Computer Associates this week is set to share management and security product plans with customers eager to hear which products the vendor will develop and which it may leave behind.
The company is expected to announce Unicenter 11, the first major revision of the network and systems management software in four years, at its CA World customer conference in Las Vegas. While CA would not disclose details, upgrades are expected to include the ability to manage virtualized servers, automate problem resolution and collect configuration data that could be used to populate the company's first configuration management database (CMDB).
And for security, CA is expected to announce upgraded eTrust identity and access management tools, which are expected to incorporate technology acquired with Netegrity last year.
"It is clear that CA has not been in the news [for its products] in the past year and that people are still dubious about the Concord/Aprisma acquisition," says Jean-Pierre Garbani, a vice president with Forrester Research. "I see good things coming from CA, but the company still has to get back at the forefront. IBM Tivoli has captured a lot of mind share lately, and it is tough to beat that."
Amid accounting scandals, management changes and acquisitions, CA has been notably quiet on the product front for the past 18 months, as new company leaders re-jiggered internal operations.

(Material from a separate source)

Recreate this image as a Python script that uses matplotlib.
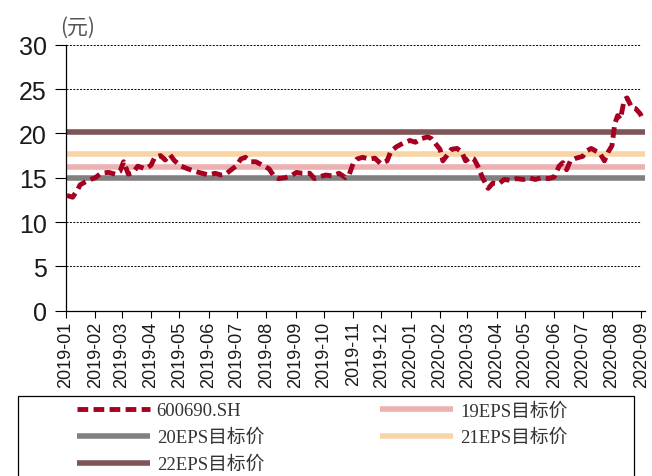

At the show the company will be sharing its product developments and company strategy. CA expects about 5,000 attendees, half that of last year's show. Industry watchers say the company must start disclosing its plans to clients to remain competitive.
For instance, vendors such as BMC Software, HP and IBM have been touting CMDB products for the past year as a means to better access, correlate and make intelligent use of configuration data collected from applications and systems by disparate management products. The technology also can show network managers the servers that applications depend upon, which can potentially speed fixes during an IT failure.
"CMDB is the hot subject du jour, and it is high time for CA to announce their strategy. ... Many clients see application-to-infrastructure mapping as a fundamental technology that will ease the pain of systems management," Garbani says.
The expected upgrades reflect CA's awareness of a shift in IT buying practices from purchasing tools to implementing integrated product suites, industry watchers say. For instance, CA is incorporating its CMDB technology across relevant products - rather than selling it as a stand-alone application - which could help customers better collect, share and manage data from multiple CA and third-party sources, says Rich Ptak, principal analyst with Ptak, Noel & Associates.
"CA realizes it needs to frame its products and message to customers in terms of IT services," he says. "It's not about how many tools they have to solve disparate IT problems. Now vendors like CA need to make the case for how their technology will solve business problems."